Ten years ago, Maja Zade’s adaptation of Marius von Mayenburg’s social satire The Ugly One debuted at the Royal Court, a vivacious dissection of how body image, ‘attractiveness’ and our obsession with external beauty. In that time, as the Park’s programme notes, social media has flourished (Facebook based, after all, on an algorithm originally designed to compare two different women on how ‘hot’ they were) leading to the likes of Tinder, Bumble (now daubed over London busses), or even the filter-glossed sheen of Instagram.
The Ugly One tackles these issues with head-on force – we meet Lette, the titular ugly, repulsive figure, encouraged (read: forced) to undergo surgery to remedy such a terrible affliction. Now blessed with a strikingly handsome face (much to the delight of his wife and, later, Lette’s own libido) the man navigates his way through a world where his very image is revered, commodified, imitated and manufactured. The bright face of modern day consumerism, here predicted well before it has manifested itself in a social media form.
Body image, attractiveness, issues of this nature are a snug fit for the stage – performative spaces, where individuals have to ‘put on’ expressions, wear their characters. The Ugly One takes this to the next level – Lette’s ‘transformation’ is never seen by the audience, he looks exactly the same both before and after the operation. The beauty is an artifice, a collective construct. Setting the show in the round is a neat stroke here (aided by the expansive, multifunctional slab from designer Loren Elstein) – we are all colluding in this endorsement of beauty, as pivotal to its existence as any actor on the stage. It’s a Saussurean exercise, where the signifier is rendered irrelevant due to the content of the signified. A damning inditement of modern questions of identity.
The influences are explicit here – Churchill being an obvious one (particularly in the later scenes), a modern day Ionesco or Kafka-esque notion of transformation also key. Characterisation is dialled up to 11, the absurdism reflected in individual strokes or reactions. It’s an incessantly comedic piece, and all the better for it – satire always has to straddle a line between meaningful insight and dripping mockery.
Director Roy Alexander Weise, 2016 JMK Winner, turns the show into a barn-storming four hander, maintaining an inexorable and tireless pace for the ninety minute runtime. His flourishes are neat, entirely in keeping with the show’s premise (the experiment on Lette’s face, for instance, is depicted with excruciating audio as the ‘surgeon’ cuts apart slices of fruit, then played through a microphone and out into the audience) – having characters constantly peeling away fruit skins, or the way in which the multi-roling blends seamlessly into scenes bouncing from one context to another. Special mention for Amy Mae’s lighting design here – subtle shifts demarcating environments and tones are the order of the day – all the more vital in a 90-seater space.

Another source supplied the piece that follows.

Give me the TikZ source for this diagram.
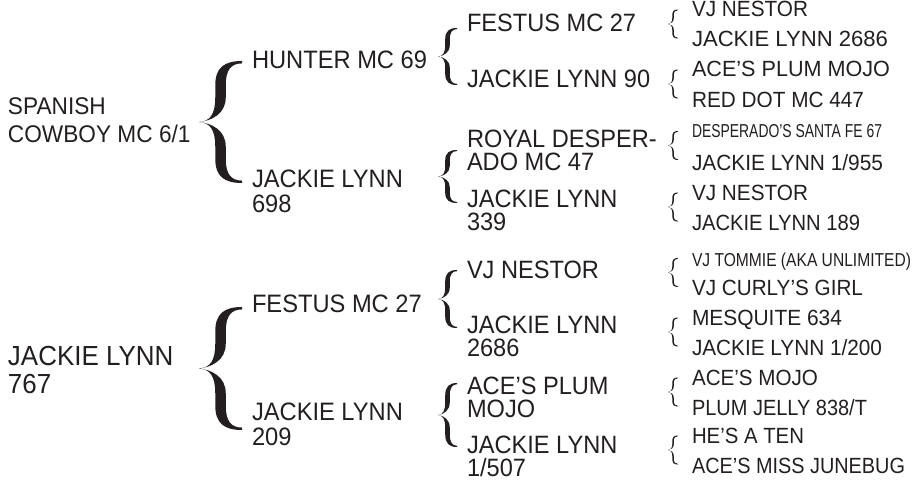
\documentclass[tikz,border=0pt]{standalone}
\usepackage{fontspec}
\setmainfont{Liberation Sans}
\newfontfamily\condsans[FakeStretch=0.94]{Liberation Sans}
\definecolor{ink}{RGB}{35,31,32}
\newcommand\twolines[2]{\vtop{\hbox{#1}\hbox{#2}}}
\newcommand\fitw[2]{\resizebox{#1pt}{\height}{#2}}
\newcommand\fitn[2]{\resizebox{#1pt}{0.85\height}{#2}}
\newcommand\cbrace[5]{%
 \pgfmathsetmacro\brX{#1}\pgfmathsetmacro\brA{#2}\pgfmathsetmacro\brB{#3}%
 \pgfmathsetmacro\brW{#4}\pgfmathsetmacro\brT{#5}%
 \pgfmathsetmacro\brM{(\brA+\brB)/2}\pgfmathsetmacro\brH{\brB-\brA}%
 \pgfmathsetmacro\brL{\brX+0.5*\brW-0.5*\brT}\pgfmathsetmacro\brR{\brX+0.5*\brW+0.5*\brT}%
 \fill[ink] (\brX,\brM) .. controls ({\brX+0.3*\brW},{\brM-0.01*\brH}) and (\brR,{\brM-0.07*\brH}) .. (\brR,{\brM-0.2*\brH})
   -- (\brR,{\brA+0.2*\brH}) .. controls (\brR,{\brA+0.07*\brH}) and ({\brX+0.75*\brW},{\brA+0.02*\brH}) .. ({\brX+\brW},{\brA+0.02*\brH})
   -- ({\brX+\brW},\brA) .. controls ({\brX+0.6*\brW},\brA) and (\brL,{\brA+0.05*\brH}) .. (\brL,{\brA+0.2*\brH})
   -- (\brL,{\brM-0.2*\brH}) .. controls (\brL,{\brM-0.06*\brH}) and ({\brX+0.25*\brW},{\brM-0.005*\brH}) .. (\brX,\brM)
   .. controls ({\brX+0.25*\brW},{\brM+0.005*\brH}) and (\brL,{\brM+0.06*\brH}) .. (\brL,{\brM+0.2*\brH})
   -- (\brL,{\brB-0.2*\brH}) .. controls (\brL,{\brB-0.05*\brH}) and ({\brX+0.6*\brW},\brB) .. ({\brX+\brW},\brB)
   -- ({\brX+\brW},{\brB-0.02*\brH}) .. controls ({\brX+0.75*\brW},{\brB-0.02*\brH}) and (\brR,{\brB-0.07*\brH}) .. (\brR,{\brB-0.2*\brH})
   -- (\brR,{\brM+0.2*\brH}) .. controls (\brR,{\brM+0.07*\brH}) and ({\brX+0.3*\brW},{\brM+0.01*\brH}) .. (\brX,\brM) -- cycle;}
\begin{document}
\begin{tikzpicture}[x=1pt,y=-1pt,
  lbl/.style={anchor=base west,inner sep=0pt,outer sep=0pt,text=ink},
  rootA/.style={lbl,font=\condsans\fontsize{24.1}{28}\selectfont},
  rootB/.style={lbl,font=\condsans\fontsize{27.6}{28}\selectfont},
  gen2/.style={lbl,font=\condsans\fontsize{25.2}{25}\selectfont},
  gen3/.style={lbl,font=\condsans\fontsize{25.1}{23}\selectfont},
  gen4/.style={lbl,font=\fontsize{22}{26}\selectfont}]
\useasboundingbox (0,0) rectangle (915,487);
% roots
\node[rootA] (r1) at (8,114) {\twolines{SPANISH}{COWBOY MC 6/1}};
\node[rootB] (r2) at (8,365) {\twolines{JACKIE LYNN}{767}};
\cbrace{199}{61}{183}{43}{10.5}
\cbrace{199}{307}{430}{43}{10.5}
% generation 2
\node[gen2] (s1) at (252,68) {HUNTER MC 69};
\node[gen2] (d1) at (252,187) {\twolines{JACKIE LYNN}{698}};
\node[gen2] (s2) at (252,312) {FESTUS MC 27};
\node[gen2] (d2) at (252,420) {\twolines{JACKIE LYNN}{209}};
\cbrace{438}{28}{85}{19}{4.6}
\cbrace{438}{150}{203}{19}{4.6}
\cbrace{438}{270}{328}{19}{4.6}
\cbrace{438}{383}{447}{19}{4.6}
% generation 3
\node[gen3] (g1) at (467,32) {FESTUS MC 27};
\node[gen3] (g2) at (467,87) {JACKIE LYNN 90};
\node[gen3] (g3) at (467,147) {\twolines{ROYAL DESPER-}{ADO MC 47}};
\node[gen3] (g4) at (467,207) {\twolines{JACKIE LYNN}{339}};
\node[gen3] (g5) at (467,278) {VJ NESTOR};
\node[gen3] (g6) at (467,333) {\twolines{JACKIE LYNN}{2686}};
\node[gen3] (g7) at (467,394) {\twolines{ACE’S PLUM}{MOJO}};
\node[gen3] (g8) at (467,453) {\twolines{JACKIE LYNN}{1/507}};
% generation 4 braces
\cbrace{668}{9.5}{38.5}{10}{1.5}
\cbrace{668}{69.5}{98.5}{10}{1.5}
\cbrace{668}{131}{160}{10}{1.5}
\cbrace{668}{192.5}{221.5}{10}{1.5}
\cbrace{668}{258}{287}{10}{1.5}
\cbrace{668}{317.5}{346.5}{10}{1.5}
\cbrace{668}{377.5}{406.5}{10}{1.5}
\cbrace{668}{435.5}{464.5}{10}{1.5}
% generation 4
\node[gen4] (a1) at (692,17) {\fitw{116}{VJ NESTOR}};
\node[gen4] (a2) at (692,47) {\fitw{196}{JACKIE LYNN 2686}};
\node[gen4] (a3) at (692,77) {\fitw{198}{ACE’S PLUM MOJO}};
\node[gen4] (a4) at (692,107) {\fitw{172}{RED DOT MC 447}};
\node[gen4] (a5) at (692,137) {\fitn{190}{DESPERADO’S SANTA FE 67}};
\node[gen4] (a6) at (692,170) {\fitw{191}{JACKIE LYNN 1/955}};
\node[gen4] (a7) at (692,200) {\fitw{116}{VJ NESTOR}};
\node[gen4] (a8) at (692,230) {\fitw{168}{JACKIE LYNN 189}};
\node[gen4] (a9) at (692,266) {\fitn{219}{VJ TOMMIE (AKA UNLIMITED)}};
\node[gen4] (a10) at (692,295) {\fitw{171}{VJ CURLY’S GIRL}};
\node[gen4] (a11) at (692,325) {\fitw{150}{MESQUITE 634}};
\node[gen4] (a12) at (692,355) {\fitw{190}{JACKIE LYNN 1/200}};
\node[gen4] (a13) at (692,385) {\fitw{126}{ACE’S MOJO}};
\node[gen4] (a14) at (692,415) {\fitw{175}{PLUM JELLY 838/T}};
\node[gen4] (a15) at (692,443) {\fitw{112}{HE’S A TEN}};
\node[gen4] (a16) at (692,473) {\fitw{213}{ACE’S MISS JUNEBUG}};
\end{tikzpicture}
\end{document}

Zade’s adaptation feels somewhat protracted in places – quite easily reducible to an hour if some scenes were cut apart or simply pulled away (much like Lette’s face, perhaps). The conceptual stimulation can only last so long – there needs to be pertinent scenes laced beneath it to further the discussion. For example, a scene towards the end of the play, where Lette comes to be deeply attracted to his own image, is a fantastic turn – a perverted depiction of self-love (something that, in this social media age, we are all encouraged to find). It was just a shame it took a while to get there – in this case a monologue set in an elevator, supposedly frenetic but here just slightly tiresome.
On the acting side of proceedings we see some terrific turns from Charlie Dorfman, reflecting the intense absurdity of Lette’s predicament and the ensuing psychological transformation. How intrinsically can one’s self image permeate through their overall identity? A suitably apt question to chew over. T’Nia Miller is a wonderfully disciplined Scheffler, the first to bring up the body image issue and then later placed in the positions of power that exacerbate and catalyse Lette’s role. Indra Ové is given something of a lesser role to play than the rest – Lette’s wife rarely gives her a position to evolve or develop, constantly a source of both antagonism and satisfaction for the other characters.
The Ugly One is a funny show – it whips along in a way that holds a garish mirror to our narcissistic modern world while giving us every opportunity to laugh at the absurdity of the situation. Though Zade has padded the show with some scenes that disrupt a punchy flow, Weise keeps it ticking along with a whizz.